Ask Dr Gary: Iron overload a concern long term


A blood test in May showed my ferritin level to be very elevated at 1000ng/ml, well above the normal of 300ng/ml. It came down to 760, then in September dropped to 545. I was tested for haemochromatosis. I was negative for the more common strain but found to be positive for the H63D mutation. Can you explain what this is? And what, if any, improvements to diet could help this condition? - PM

Haemochromatosis is a fancy name for too much iron in the body. Ferritin is the protein that stores iron in our cells and very high levels of it can mean we're iron overloaded. Iron is essential for making haemoglobin, the molecule that carries oxygen in red blood cells, but too much is toxic - especially in our liver cells. Over decades it accumulates and causes organ damage. Haemochromatosis, or iron overload, affects around one in 300 New Zealanders and is usually caused by a genetic mutation, though it can also be caused by repeated blood transfusions or certain blood disorders.
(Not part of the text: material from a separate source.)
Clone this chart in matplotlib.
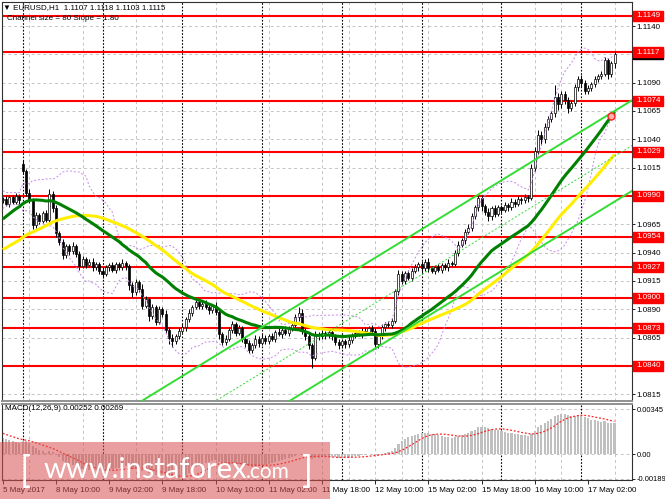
import numpy as np
import pandas as pd
import matplotlib
matplotlib.use("Agg")
import matplotlib.pyplot as plt
from matplotlib.patches import Rectangle

plt.rcParams['font.family'] = ['Liberation Sans', 'DejaVu Sans']

# ---------------- data (prices in pips above 1.0000) ----------------
title_text = "\u25bc EURUSD,H1  1.1107 1.1118 1.1103 1.1115"
channel_text = "Channel size = 80 Slope = 1.80"
macd_text = "MACD(12,26,9) 0.00252 0.00269"

# closes before the first visible bar (only feed the indicators)
warmup_close_pips = [898, 902, 900, 905, 903, 899, 896, 901, 904, 907,
                     903, 900, 898, 902, 906, 904, 901, 899, 903, 905,
                     908, 912, 915, 920, 926, 931, 935, 941, 948, 956,
                     968, 975, 981, 986, 984, 989, 992, 988, 985, 990,
                     993, 989, 986, 984, 988, 991, 987, 985, 989, 986]

close_pips = [987, 983, 989, 985, 990, 986, 1012, 993, 986, 964,
              973, 968, 975, 969, 992, 979, 957, 949, 938, 946,
              941, 946, 939, 928, 934, 929, 932, 927, 930, 924,
              921, 927, 929, 925, 930, 927, 931, 928, 911, 905,
              914, 908, 893, 899, 884, 892, 879, 890, 886, 872,
              865, 862, 866, 871, 874, 881, 887, 892, 896, 893,
              895, 892, 889, 893, 888, 868, 861, 864, 872, 877,
              869, 873, 864, 860, 854, 858, 864, 860, 865, 862,
              866, 864, 870, 868, 872, 869, 873, 876, 883, 887,
              871, 866, 858, 847, 868, 866, 869, 867, 870, 866,
              861, 858, 862, 859, 863, 867, 869, 868, 871, 870,
              873, 871, 859, 866, 874, 877, 876, 880, 906, 921,
              915, 922, 918, 924, 927, 930, 926, 932, 926, 924,
              927, 925, 929, 927, 931, 930, 940, 947, 951, 958,
              962, 972, 980, 988, 981, 976, 972, 979, 974, 980,
              978, 982, 980, 985, 983, 987, 986, 989, 988, 1015,
              1030, 1044, 1040, 1051, 1058, 1063, 1077, 1071, 1080, 1075,
              1068, 1072, 1086, 1093, 1090, 1083, 1085, 1089, 1093, 1096,
              1098, 1110, 1098, 1107, 1115]

up_wick_pips = [2, 3, 2, 2, 3, 2, 4, 2, 3, 2,
                3, 2, 2, 3, 4, 2, 3, 2, 3, 2,
                2, 3, 2, 2, 3, 2, 2, 3, 2, 2,
                3, 2, 2, 3, 2, 2, 3, 2, 2, 3,
                3, 2, 4, 3, 2, 3, 2, 3, 2, 3,
                2, 3, 2, 2, 3, 2, 3, 2, 3, 2,
                2, 3, 2, 2, 3, 3, 2, 3, 2, 3,
                2, 3, 2, 2, 3, 2, 3, 2, 3, 2,
                2, 3, 2, 3, 2, 3, 2, 3, 3, 5,
                3, 2, 3, 2, 3, 2, 3, 2, 2, 3,
                2, 3, 2, 2, 3, 2, 2, 3, 2, 3,
                2, 3, 2, 2, 3, 2, 3, 2, 2, 4,
                3, 2, 3, 2, 3, 2, 3, 2, 3, 2,
                2, 3, 2, 2, 3, 2, 2, 3, 2, 3,
                3, 3, 2, 2, 3, 2, 3, 2, 3, 2,
                2, 3, 2, 3, 2, 3, 2, 3, 2, 3,
                3, 4, 3, 3, 3, 2, 11, 4, 3, 3,
                2, 3, 3, 3, 4, 2, 3, 2, 3, 2,
                2, 3, 2, 2, 3]

down_wick_pips = [2, 2, 3, 2, 2, 3, 3, 3, 2, 3,
                  2, 3, 2, 2, 2, 3, 3, 2, 4, 3,
                  3, 2, 3, 3, 2, 3, 2, 3, 2, 3,
                  3, 2, 3, 2, 3, 2, 2, 3, 4, 4,
                  2, 3, 3, 2, 4, 3, 3, 2, 3, 3,
                  6, 5, 3, 2, 2, 3, 2, 3, 2, 3,
                  3, 2, 3, 2, 3, 4, 3, 3, 2, 3,
                  3, 2, 3, 3, 3, 3, 2, 3, 2, 3,
                  3, 2, 3, 2, 3, 2, 3, 2, 2, 3,
                  3, 3, 3, 9, 2, 3, 2, 3, 2, 3,
                  3, 3, 2, 3, 2, 3, 2, 2, 3, 2,
                  2, 3, 4, 3, 2, 3, 2, 3, 2, 3,
                  3, 3, 2, 3, 2, 3, 4, 2, 3, 2,
                  3, 2, 3, 2, 3, 2, 2, 3, 2, 3,
                  2, 3, 2, 3, 4, 3, 4, 3, 3, 2,
                  3, 2, 3, 2, 3, 2, 3, 2, 3, 2,
                  3, 3, 5, 3, 3, 3, 3, 5, 3, 4,
                  5, 3, 3, 3, 4, 3, 3, 2, 3, 2,
                  3, 2, 5, 3, 4]

gap_open_pips = {6: 1018}

level_prices = [1.1149, 1.1117, 1.1074, 1.1029, 1.0990,
                1.0954, 1.0927, 1.0900, 1.0873, 1.0840]
price_ticks = [1.1140, 1.1115, 1.1090, 1.1065, 1.1040, 1.1015, 1.0990,
               1.0965, 1.0940, 1.0915, 1.0890, 1.0865, 1.0840, 1.0815]
current_price = 1.1115

time_labels = ["5 May 2017", "8 May 10:00", "9 May 02:00", "9 May 18:00",
               "10 May 10:00", "11 May 02:00", "11 May 18:00", "12 May 10:00",
               "15 May 02:00", "15 May 18:00", "16 May 10:00", "17 May 02:00"]
time_label_bars = [0, 16, 32, 48, 64, 80, 96, 112, 128, 144, 160, 176]
day_sep_bars = [6, 30, 54, 78, 102, 126, 150, 174]
grid_bars = [8, 24, 40, 48, 64, 80, 96, 104, 112, 120, 128, 144, 160, 168, 184]

channel_anchor_bar = 184
channel_upper_at_anchor = 1.1065
channel_size = 0.0080
channel_slope = 0.00018      # per bar

macd_tick_values = [0.00345, 0.0, -0.00189]
macd_tick_labels = ["0.00345", "0.00", "-0.00189"]
alert_bar = 183

# ---------------- computations ----------------
n = len(close_pips)
nw = len(warmup_close_pips)
closes = np.array(close_pips) / 10000.0 + 1.0
all_close = pd.Series(np.concatenate([np.array(warmup_close_pips) / 10000.0 + 1.0, closes]))
opens = np.concatenate([[all_close.iloc[nw - 1]], closes[:-1]])
for k, v in gap_open_pips.items():
    opens[k] = 1.0 + v / 10000.0
highs = np.maximum(opens, closes) + np.array(up_wick_pips) / 10000.0
lows = np.minimum(opens, closes) - np.array(down_wick_pips) / 10000.0

sma30 = all_close.rolling(30).mean().values[nw:]
sma50 = all_close.rolling(50).mean().values[nw:]
bb_mid = all_close.rolling(20).mean()
bb_std = all_close.rolling(20).std(ddof=0)
bb_up = (bb_mid + 2 * bb_std).values[nw:]
bb_dn = (bb_mid - 2 * bb_std).values[nw:]
ema12 = all_close.ewm(span=12, adjust=False).mean()
ema26 = all_close.ewm(span=26, adjust=False).mean()
macd_all = ema12 - ema26
signal_all = macd_all.rolling(9).mean()
macd = macd_all.values[nw:]
signal = signal_all.values[nw:]

x = np.arange(n)

# ---------------- figure ----------------
W, H = 665, 499
fig = plt.figure(figsize=(W / 100, H / 100), dpi=100)
fig.patch.set_facecolor("white")
ax = fig.add_axes([2 / W, 98 / H, 630 / W, 399 / H])
axm = fig.add_axes([2 / W, 19 / H, 630 / W, 76 / H])

xlim = (-0.23, 189.25)
ax.set_xlim(*xlim)
ax.set_ylim(1.08090, 1.11612)
axm.set_xlim(*xlim)
axm.set_ylim(-0.001994, 0.003835)

grid_kw = dict(color="#c4c4c4", lw=0.7, linestyle=(0, (3, 3)), zorder=0.5)
for a in (ax, axm):
    for b in grid_bars:
        a.axvline(b, **grid_kw)
    for b in day_sep_bars:
        a.axvline(b, color="black", lw=0.8, linestyle=(0, (1.5, 1.5)), zorder=0.6)
for p in price_ticks:
    ax.axhline(p, **grid_kw)
for v in macd_tick_values:
    axm.axhline(v, **grid_kw)

# horizontal levels
for p in level_prices:
    ax.axhline(p, color="#ff0000", lw=1.5, zorder=2)

# candles
bull = closes >= opens
body_lo = np.minimum(opens, closes)
body_h = np.maximum(np.abs(closes - opens), 0.00004)
ax.vlines(x, lows, highs, color="black", lw=0.7, zorder=3)
ax.bar(x[bull], body_h[bull], bottom=body_lo[bull], width=0.62,
       color="white", edgecolor="black", linewidth=0.5, zorder=3.2)
ax.bar(x[~bull], body_h[~bull], bottom=body_lo[~bull], width=0.62,
       color="black", edgecolor="black", linewidth=0.5, zorder=3.2)

# bollinger bands
ax.plot(x, bb_up, color="#c68ae8", lw=0.7, linestyle=(0, (2, 2)), zorder=3.5)
ax.plot(x, bb_dn, color="#c68ae8", lw=0.7, linestyle=(0, (2, 2)), zorder=3.5)

# moving averages
ax.plot(x, sma50, color="#ffee00", lw=2.2, zorder=4, solid_capstyle="butt")
ax.plot(x, sma30, color="#008000", lw=2.2, zorder=4.1, solid_capstyle="butt")
ax.plot([alert_bar], [sma30[alert_bar]], marker="o", ms=5, mfc="#ffb0b0",
        mec="#ff2020", mew=1.0, zorder=6)

# equidistant channel
cx = np.array(xlim)
upper = channel_upper_at_anchor + (cx - channel_anchor_bar) * channel_slope
ax.plot(cx, upper, color="#33dd33", lw=1.4, zorder=5)
ax.plot(cx, upper - channel_size, color="#33dd33", lw=1.4, zorder=5)
ax.plot(cx, upper - channel_size / 2, color="#33dd33", lw=0.7,
        linestyle=(0, (2, 2)), zorder=5)

# MACD
axm.bar(x, macd, width=0.65, color="#c0c0c0", zorder=2)
axm.plot(x, signal, color="#ff2020", lw=0.9, linestyle=(0, (1.5, 1.5)), zorder=3)

# axes styling
fs = 5.8
for a in (ax, axm):
    a.yaxis.tick_right()
    a.tick_params(axis="y", labelsize=fs, length=2, width=0.6, pad=1.5)
    for s in a.spines.values():
        s.set_color("#303030")
        s.set_linewidth(0.8)
axm.tick_params(axis="y", labelsize=5.4, pad=1.2)
ax.spines["bottom"].set_color("#909090")
ax.spines["bottom"].set_linewidth(1.4)
axm.spines["top"].set_color("#909090")
axm.spines["top"].set_linewidth(1.4)

# labels hidden under the price boxes in the reference are left blank
covered = set([round(current_price, 4)] + [round(p, 4) for p in level_prices])
ax.set_yticks(price_ticks)
ax.set_yticklabels(["" if round(p, 4) in covered else f"{p:.4f}" for p in price_ticks])
ax.set_xticks([])
axm.set_yticks(macd_tick_values)
axm.set_yticklabels(macd_tick_labels)
axm.set_xticks(time_label_bars)
axm.set_xticklabels(time_labels, ha="left")
axm.tick_params(axis="x", labelsize=fs, length=3, width=0.6, pad=2)

# price boxes
def price_box(price, color, text=None):
    yf = fig.transFigure.inverted().transform(ax.transData.transform((0, price)))[1]
    fig.add_artist(Rectangle((633 / W, yf - 5 / H), 30 / W, 10 / H,
                             transform=fig.transFigure, fc=color, ec=color, zorder=5))
    if text:
        fig.text(636 / W, yf, text, color="white", fontsize=fs, va="center",
                 ha="left", zorder=6)

price_box(current_price, "black")
for p in level_prices:
    price_box(p, "#ff0000", f"{p:.4f}")

# header texts
fig.text(3 / W, 1 - 8 / H, title_text, fontsize=fs, va="center", ha="left", zorder=7)
fig.text(7 / W, 1 - 18 / H, channel_text, fontsize=fs, va="center", ha="left", zorder=7)
fig.text(5 / W, 1 - 409 / H, macd_text, fontsize=fs, va="center", ha="left", zorder=7)

# watermark
fig.add_artist(Rectangle((0, 0), 330 / W, 57 / H, transform=fig.transFigure,
                         fc="#d85050", ec="none", alpha=0.55, zorder=20))
wm_kw = dict(color="white", alpha=1.0, zorder=21, va="baseline", ha="left",
             family=["Lato", "DejaVu Sans"])
fig.text(20 / W, 1 - 483 / H, "[", fontsize=26, **wm_kw)
fig.text(44 / W, 1 - 478 / H, "www.instaforex", fontsize=21, **wm_kw)
fig.text(246 / W, 1 - 478 / H, ".com", fontsize=15, **wm_kw)
fig.text(302 / W, 1 - 483 / H, "]", fontsize=26, **wm_kw)

fig.savefig("out.png", dpi=100)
Nowadays it's a disease, but 40,000 years ago when it originated in what is now Ireland, haemochromatosis was actually a useful genetic adaptation. It allowed people to extract far more iron from food than normal.

But with our modern diet, such a common mutation leads people to store more iron than they need. And because the body doesn't have an effective way of getting rid of that excess iron, they develop iron overload.

In New Zealand, a quarter of the population will test positive for an H63D gene mutation, because it's very common in those with northern European ancestry. But by itself it almost never causes problems. It's the other mutation, C282Y, that causes almost all the problems, especially for those who to inherit one copy from each parent. They frequently develop iron overload, with the highest incidence occurring in elderly white males. The essential first step for someone with high ferritin levels isn't going to be diet modification, but rather getting to the root cause of those high levels. High ferritin usually means iron overload, but it can also be due to hepatitis C, liver cancer, or even bacterial infections. Give your GP a ring and keep on top of this. If you have questions, don't be afraid to ask your doctor. This stuff is too complex and important to risk miscommunication.